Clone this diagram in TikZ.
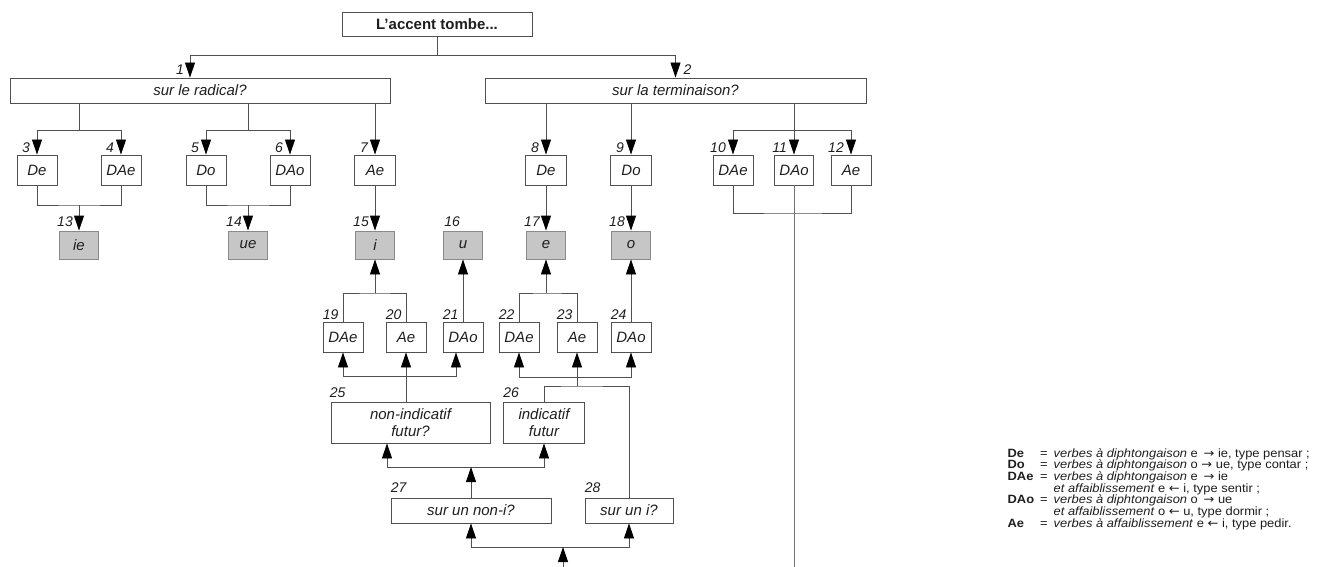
\documentclass[tikz,border=0pt]{standalone}
\usepackage{fontspec}
\setmainfont{Liberation Sans}
\newfontfamily\arrowfont{DejaVu Sans}
\usetikzlibrary{arrows.meta,calc}
\definecolor{linec}{HTML}{505050}
\definecolor{resfill}{HTML}{C6C6C6}
\definecolor{resdraw}{HTML}{8A8A8A}
\definecolor{txt}{HTML}{1E1E1E}
\begin{document}
\begin{tikzpicture}[x=1pt,y=-1pt,
  bx/.style={draw=linec, line width=0.9pt, inner sep=0pt, text=txt,
     font=\fontsize{15}{17}\selectfont\itshape, minimum height=30pt, minimum width=40pt, align=center},
  res/.style={bx, fill=resfill, draw=resdraw, minimum height=28pt, minimum width=39pt},
  qbox/.style={bx, minimum height=25pt},
  lab/.style={font=\fontsize{14}{14}\selectfont\itshape, text=txt, inner sep=0pt, anchor=base east},
  labw/.style={lab, anchor=base west},
  ln/.style={draw=linec, line width=0.9pt},
  arr/.style={-{Triangle[width=10pt,length=15pt,color=black]}}
]
\useasboundingbox (0,0) rectangle (1322,567);

% title and first level
\node[bx, font=\fontsize{15}{17}\selectfont\bfseries, minimum width=190pt, minimum height=24pt] (title) at (437,24) {L'accent tombe...};
\node[qbox, minimum width=380pt] (rad) at (200,90.5) {sur le radical?};
\node[qbox, minimum width=381pt] (ter) at (675.5,90.5) {sur la terminaison?};

% row 1
\node[bx] (b3) at (37,170) {De};
\node[bx] (b4) at (121,170) {DAe};
\node[bx] (b5) at (206,170) {Do};
\node[bx] (b6) at (290,170) {DAo};
\node[bx, minimum width=41pt] (b7) at (375,170) {Ae};
\node[bx, minimum width=41pt] (b8) at (546,170) {De};
\node[bx, minimum width=41pt] (b9) at (631,170) {Do};
\node[bx] (b10) at (733,170) {DAe};
\node[bx, minimum width=39pt] (b11) at (794,170) {DAo};
\node[bx] (b12) at (851,170) {Ae};

% row 2 (results)
\node[res] (b13) at (79,245) {ie};
\node[res] (b14) at (248,245) {ue};
\node[res] (b15) at (375,245) {i};
\node[res] (b16) at (463,245) {u};
\node[res] (b17) at (546,245) {e};
\node[res] (b18) at (631,245) {o};

% row 3
\node[bx] (b19) at (343,337) {DAe};
\node[bx] (b20) at (406,337) {Ae};
\node[bx] (b21) at (463,337) {DAo};
\node[bx] (b22) at (519,337) {DAe};
\node[bx] (b23) at (577,337) {Ae};
\node[bx] (b24) at (631,337) {DAo};

% questions
\node[bx, minimum width=159pt, minimum height=41pt] (b25) at (410.5,422.5) {non-indicatif\\futur?};
\node[bx, minimum width=81pt, minimum height=41pt] (b26) at (544,422.5) {indicatif\\futur};
\node[qbox, minimum width=160pt] (b27) at (471,510.5) {sur un non-i?};
\node[qbox, minimum width=88pt] (b28) at (629,510.5) {sur un i?};

% number labels
\node[lab] at ($(rad.north)+(-16,-3)$) {1};
\node[labw] at ($(ter.north)+(8,-3)$) {2};
\foreach \n in {3,4,5,6,7,8,9,10,11,12}{
  \node[lab] at ($(b\n.north)+(-7,-2)$) {\n};
}
\foreach \n in {13,14,15,17,18}{
  \node[lab] at ($(b\n.north)+(-6,-4)$) {\n};
}
\node[labw] at ($(b16.north west)+(1,-4)$) {16};
\foreach \n in {19,20,21,22,23,24}{
  \node[labw] at ($(b\n.north west)+(0,-2)$) {\n};
}
\node[labw] at ($(b25.north west)+(-1,-4)$) {25};
\node[labw] at ($(b26.north west)+(0,-4)$) {26};
\node[labw] at ($(b27.north west)+(0,-5)$) {27};
\node[labw] at ($(b28.north west)+(0,-5)$) {28};

% junction coordinates
\coordinate (j0) at (437,55);
\coordinate (h1) at (79,130);
\coordinate (h2) at (248,130);
\coordinate (h3) at (794,130);
\coordinate (h4) at (79,205);
\coordinate (h5) at (248,205);
\coordinate (h6) at (794,213);
\coordinate (h7) at (375,293);
\coordinate (h8) at (546,293);
\coordinate (h9) at (406,376);
\coordinate (h10) at (577,377);
\coordinate (h11) at (577,386);
\coordinate (h12) at (471,467);
\coordinate (h13) at (563,547);
\coordinate (bot) at (563,567);
\coordinate (bot11) at (794,567);

% top level
\draw[ln] (title.south) -- (j0);
\draw[ln,arr] (j0) -| ([xshift=-10pt]rad.north);
\draw[ln,arr] (j0) -| (ter.north);

% radical branches
\draw[ln] (rad.south -| h1) -- (h1);
\draw[ln,arr] (h1) -| (b3.north);
\draw[ln,arr] (h1) -| (b4.north);
\draw[ln] (rad.south -| h2) -- (h2);
\draw[ln,arr] (h2) -| (b5.north);
\draw[ln,arr] (h2) -| (b6.north);
\draw[ln,arr] (rad.south -| b7.north) -- (b7.north);

% terminaison branches
\draw[ln,arr] (ter.south -| b8.north) -- (b8.north);
\draw[ln,arr] (ter.south -| b9.north) -- (b9.north);
\draw[ln] (ter.south -| h3) -- (h3);
\draw[ln,arr] (h3) -| (b10.north);
\draw[ln,arr] (h3) -- (b11.north);
\draw[ln,arr] (h3) -| (b12.north);

% to results
\draw[ln] (b3.south) |- (h4) -| (b4.south);
\draw[ln,arr] (h4) -- (b13.north);
\draw[ln] (b5.south) |- (h5) -| (b6.south);
\draw[ln,arr] (h5) -- (b14.north);
\draw[ln,arr] (b7.south) -- (b15.north);
\draw[ln,arr] (b8.south) -- (b17.north);
\draw[ln,arr] (b9.south) -- (b18.north);
\draw[ln] (b10.south) |- (h6) -| (b12.south);
\draw[ln, draw=linec!80] (b11.south) -- (bot11);

% row 3 up to results
\draw[ln] (b19.north) |- (h7) -| (b20.north);
\draw[ln,arr] (h7) -- (b15.south);
\draw[ln,arr] (b21.north) -- (b16.south);
\draw[ln] (b22.north) |- (h8) -| (b23.north);
\draw[ln,arr] (h8) -- (b17.south);
\draw[ln,arr] (b24.north) -- (b18.south);

% questions up to row 3
\draw[ln,arr] (b25.north -| b20.south) -- (b20.south);
\draw[ln,arr] (h9) -| (b19.south);
\draw[ln,arr] (h9) -| ([xshift=-7pt]b21.south);
\draw[ln] (b26.north) |- (h11) -| (b28.north);
\draw[ln,arr] (h11) -- (b23.south);
\draw[ln,arr] (h10) -| (b22.south);
\draw[ln,arr] (h10) -| (b24.south);

% bottom
\draw[ln,arr] (h12) -| ([xshift=-23.5pt]b25.south);
\draw[ln,arr] (h12) -| (b26.south);
\draw[ln,arr] (b27.north) -- (h12);
\draw[ln,arr] (h13) -| (b27.south);
\draw[ln,arr] (h13) -| (b28.south);
\draw[ln,arr] (bot) -- (h13);

% legend
\node[anchor=north east, inner sep=0pt, text=txt] (leg) at (1310,448) {\scalebox{0.86}[0.8]{\fontsize{15}{12}\selectfont
\begin{tabular}{@{}l@{\hspace{7pt}}c@{\hspace{7pt}}l@{}}
\textbf{De} & = & \textit{verbes à diphtongaison} e \,{\arrowfont →} ie, type pensar ;\\
\textbf{Do} & = & \textit{verbes à diphtongaison} o {\arrowfont →} ue, type contar ;\\
\textbf{DAe} & = & \textit{verbes à diphtongaison} e \,{\arrowfont →} ie\\
 & & \textit{et affaiblissement} e {\arrowfont ←} i, type sentir ;\\
\textbf{DAo} & = & \textit{verbes à diphtongaison} o \,{\arrowfont →} ue\\
 & & \textit{et affaiblissement} o {\arrowfont ←} u, type dormir ;\\
\textbf{Ae} & = & \textit{verbes à affaiblissement} e {\arrowfont ←} i, type pedir.
\end{tabular}}};
\end{tikzpicture}
\end{document}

= = = =

TASK TO COMPLETE » Restate the material word for word from its first line through the line containing "(0,0) rectangle (1322,567);", both included; the pictures do not belong in it.

WORKED SOLUTION »
Clone this diagram in TikZ.
\documentclass[tikz,border=0pt]{standalone}
\usepackage{fontspec}
\setmainfont{Liberation Sans}
\newfontfamily\arrowfont{DejaVu Sans}
\usetikzlibrary{arrows.meta,calc}
\definecolor{linec}{HTML}{505050}
\definecolor{resfill}{HTML}{C6C6C6}
\definecolor{resdraw}{HTML}{8A8A8A}
\definecolor{txt}{HTML}{1E1E1E}
\begin{document}
\begin{tikzpicture}[x=1pt,y=-1pt,
  bx/.style={draw=linec, line width=0.9pt, inner sep=0pt, text=txt,
     font=\fontsize{15}{17}\selectfont\itshape, minimum height=30pt, minimum width=40pt, align=center},
  res/.style={bx, fill=resfill, draw=resdraw, minimum height=28pt, minimum width=39pt},
  qbox/.style={bx, minimum height=25pt},
  lab/.style={font=\fontsize{14}{14}\selectfont\itshape, text=txt, inner sep=0pt, anchor=base east},
  labw/.style={lab, anchor=base west},
  ln/.style={draw=linec, line width=0.9pt},
  arr/.style={-{Triangle[width=10pt,length=15pt,color=black]}}
]
\useasboundingbox (0,0) rectangle (1322,567);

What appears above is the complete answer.